No one in the crew moved. They’d all stopped eating, seemingly entranced by the grisly story.

“Gruesome,” Kimberly agreed. “But that doesn’t explain why he would now haunt this location.”

Gloria continued. Her voice had dropped, her tone somber, as though they all sat around a campfire telling ghost stories. “Elmer’s mummified remains were sold repeatedly, traveling around the country as a curiosity in various sideshows until people no longer realized it was a real body. The remains were presumed to be a prop. By the 1970s, Elmer’s body hung in a haunted house in an amusement park in California. While filming an episode of The Six Million Dollar Man, the crew moved Elmer and his arm broke off, revealing human bone and muscle. The remains were identified, and a descendant of the family brought him back here to Guthrie for a proper burial so his soul could rest in peace.
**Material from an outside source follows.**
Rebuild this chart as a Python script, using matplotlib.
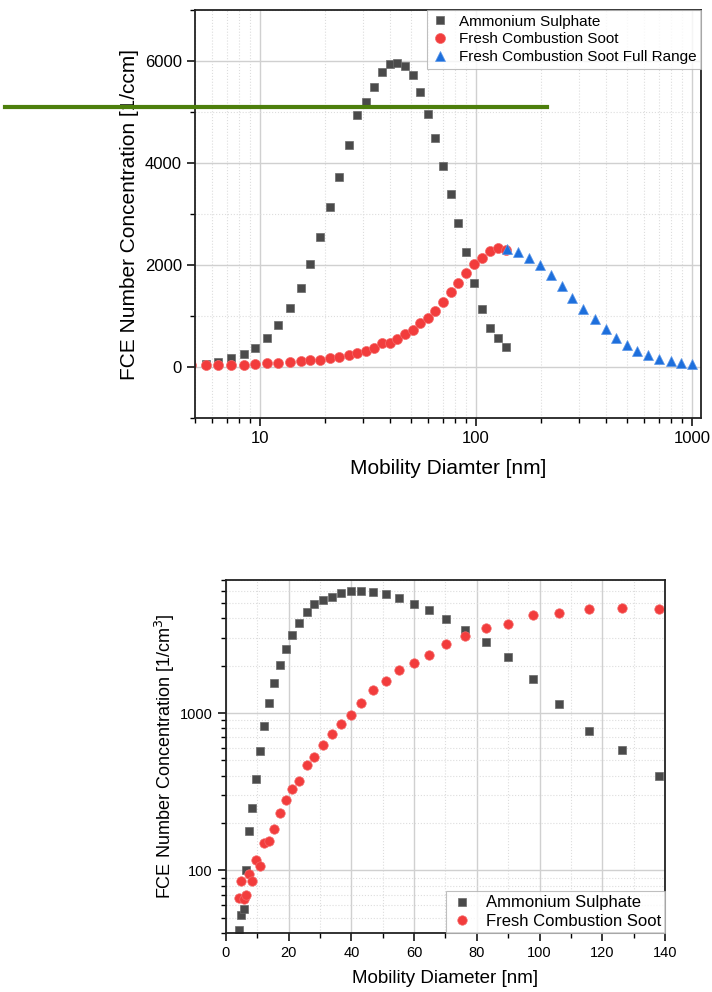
import numpy as np
import matplotlib
matplotlib.use("Agg")
import matplotlib.pyplot as plt
from matplotlib.ticker import MultipleLocator, LogLocator, FixedLocator, NullFormatter, ScalarFormatter
from matplotlib.lines import Line2D

plt.rcParams['font.family'] = ['Liberation Sans', 'DejaVu Sans']

# mobility diameter bins [nm] shared by ammonium sulphate and soot
diam = [4.3, 4.8, 5.6, 6.4, 7.3, 8.4, 9.5, 10.8, 12.1, 13.7, 15.4, 17.1, 19.0, 21.1,
        23.3, 25.7, 28.2, 30.8, 33.7, 36.7, 39.9, 43.2, 46.9, 50.9, 55.1, 59.8, 64.8,
        70.2, 76.2, 82.8, 89.9, 97.9, 106.3, 115.7, 126.4, 138.0]

ammonium = [42, 52, 57, 100, 178, 250, 381, 576, 823, 1151, 1545, 2026, 2540, 3142,
            3726, 4357, 4945, 5195, 5494, 5794, 5946, 5966, 5903, 5722, 5392, 4960, 4497,
            3935, 3383, 2817, 2257, 1645, 1139, 773, 578, 399]

# soot as shown in the upper (log x) panel
soot_top = [25, 30, 39, 33, 46, 46, 59, 72, 85, 105, 111, 131, 131, 175,
            195, 241, 268, 314, 366, 470, 470, 549, 640, 732, 856, 967, 1091,
            1280, 1463, 1646, 1848, 2025, 2143, 2274, 2339, 2290]

# soot as shown in the lower (log y) panel
soot_bottom = [67, 86, 66, 70, 95, 86, 116, 106, 149, 153, 183, 231, 280, 330,
               371, 468, 528, 627, 733, 857, 977, 1157, 1392, 1600, 1865, 2088, 2353,
               2755, 3097, 3461, 3705, 4178, 4351, 4565, 4630, 4550]

# full range soot
full_diam = [139.7, 157.0, 176.7, 198.6, 222.5, 250, 279, 314, 354.5, 398.5, 446, 500,
             558, 626, 706, 797, 892, 1000]
full_conc = [2307, 2254, 2143, 1993, 1803, 1588, 1359, 1137, 935, 738, 575, 431,
             314, 229, 157, 111, 72, 53]

c_sq = '#4a4a4a'
c_ci = '#f23c3c'
c_tr = '#1d6fdc'

fig = plt.figure(figsize=(7.12, 9.92), dpi=100)

def style(ax, fs):
    for s in ax.spines.values():
        s.set_linewidth(1.3)
        s.set_color('#222222')
    ax.tick_params(which='major', direction='out', length=6, width=1.1, labelsize=fs)
    ax.tick_params(which='minor', direction='out', length=3.5, width=1.0)
    ax.tick_params(top=False, right=False, which='both')
    ax.grid(which='major', color='#d0d0d0', lw=1.0, ls='-')
    ax.grid(which='minor', color='#dddddd', lw=0.8, ls=':')
    ax.set_axisbelow(True)

# ---- upper panel
ax1 = fig.add_axes([0.2739, 0.5786, 0.7107, 0.4113])
ax1.plot(diam, ammonium, 's', ms=6, color=c_sq, mec='#6a6a6a', mew=0.5, label='Ammonium Sulphate')
ax1.plot(diam, soot_top, 'o', ms=7.2, color=c_ci, mec='#f46a6a', mew=0.5, label='Fresh Combustion Soot')
ax1.plot(full_diam, full_conc, '^', ms=7.5, color=c_tr, mec='#5a96e8', mew=0.5,
         label='Fresh Combustion Soot Full Range')
ax1.set_xscale('log')
ax1.set_xlim(5, 1100)
ax1.set_ylim(-1000, 7000)
ax1.yaxis.set_major_locator(MultipleLocator(2000))
ax1.yaxis.set_minor_locator(MultipleLocator(1000))
ax1.xaxis.set_major_locator(FixedLocator([10, 100, 1000]))
ax1.xaxis.set_major_formatter(ScalarFormatter())
ax1.xaxis.set_minor_locator(LogLocator(base=10, subs=np.arange(2, 10)))
ax1.xaxis.set_minor_formatter(NullFormatter())
style(ax1, 12)
ax1.set_xlabel('Mobility Diamter [nm]', fontsize=15, labelpad=9)
ax1.set_ylabel('FCE Number Concentration [1/ccm]', fontsize=15, labelpad=4)
leg1 = ax1.legend(loc='upper right', borderaxespad=0, fontsize=11, frameon=True, fancybox=False,
                  handletextpad=0.6, borderpad=0.3, labelspacing=0.25, handlelength=1.2)
leg1.get_frame().set_edgecolor('#b0b0b0')
leg1.get_frame().set_linewidth(0.8)

# ---- lower panel
ax2 = fig.add_axes([0.3174, 0.0595, 0.6166, 0.3558])
ax2.plot(diam, ammonium, 's', ms=6, color=c_sq, mec='#6a6a6a', mew=0.5, label='Ammonium Sulphate')
ax2.plot(diam, soot_bottom, 'o', ms=6.8, color=c_ci, mec='#f46a6a', mew=0.5, label='Fresh Combustion Soot')
ax2.set_yscale('log')
ax2.set_xlim(0, 140)
ax2.set_ylim(40, 7000)
ax2.xaxis.set_major_locator(MultipleLocator(20))
ax2.xaxis.set_minor_locator(MultipleLocator(10))
ax2.yaxis.set_major_locator(FixedLocator([100, 1000]))
ax2.yaxis.set_major_formatter(ScalarFormatter())
ax2.yaxis.set_minor_locator(LogLocator(base=10, subs=np.arange(2, 10)))
ax2.yaxis.set_minor_formatter(NullFormatter())
style(ax2, 10.5)
ax2.set_xlabel('Mobility Diameter [nm]', fontsize=13.5, labelpad=7)
ax2.set_ylabel('FCE Number Concentration [1/cm$^3$]', fontsize=13, labelpad=2)
leg2 = ax2.legend(loc='lower right', borderaxespad=0, fontsize=12, frameon=True, fancybox=False,
                  handletextpad=0.7, borderpad=0.25, labelspacing=0.2, handlelength=1.4)
leg2.get_frame().set_edgecolor('#b0b0b0')
leg2.get_frame().set_linewidth(0.8)

# green annotation line across the upper panel
fig.add_artist(Line2D([5 / 712, 547 / 712], [1 - 107 / 992, 1 - 107 / 992],
                      transform=fig.transFigure, color='#4d7f0c', lw=3))

fig.savefig('out.png', dpi=100)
The cemetery is just down the road.”

Kimberly’s brow furrowed. She squinted at Gloria. “And you think his spirit left the cemetery and wandered over here?”

Gloria, apparently accustomed to a more excited reaction to her story, frowned. “I thought Sterling was the skeptic.”

Sterling leaned back and crossed his arms, satisfied smile curled across his face. “I’m rubbing off on her.”

“No, it just doesn’t work that way. When a spirit is shocked from its physical body due to trauma or if a spirit is confused and not ready to leave this life, then it will remain where the body died. If Elmer is anywhere, he should be haunting the barn he died in.”

Sterling cocked one eyebrow. “Now wait a minute. Last week you decided a spirit traveled around with a piano.”

“Right. That spirit attached to the piano rather than the place of death. That is another relatively regular phenomenon.”

“So maybe Elmer’s spirit attached to the mummified corpse and traveled around with it. You can’t change the rules every week.”

“I’m not changing the rules. They’re the same rules. If we accept that the spirit did in fact attach to and travel with the mummified body, then the closest it would be is the cemetery. Not here at the inn.”

Gloria looked entirely too smug. “Some people think I disturbed the spirit. Some have accused me of black magic and dark rituals.” She paused and made eye contact with each person at the table. “Which is nonsense. But my dinner theatre does end at Elmer’s grave in the cemetery. Perhaps we intrigued him, and he followed us back one night. And decided he liked it here. Anything is possible.”

Sterling held his arms wide. “That’s right. Anything is possible. Anything at all.”

She gritted her teeth. “No. That’s not right. I—”

Michael stood and clapped. “We have footage to review for the actual investigation. Let’s go see what the cameras caught last night.”

Kimberly wasn’t ready to give up, but Michael was correct. She couldn’t waste time arguing something trivial when the Johnsons needed her help.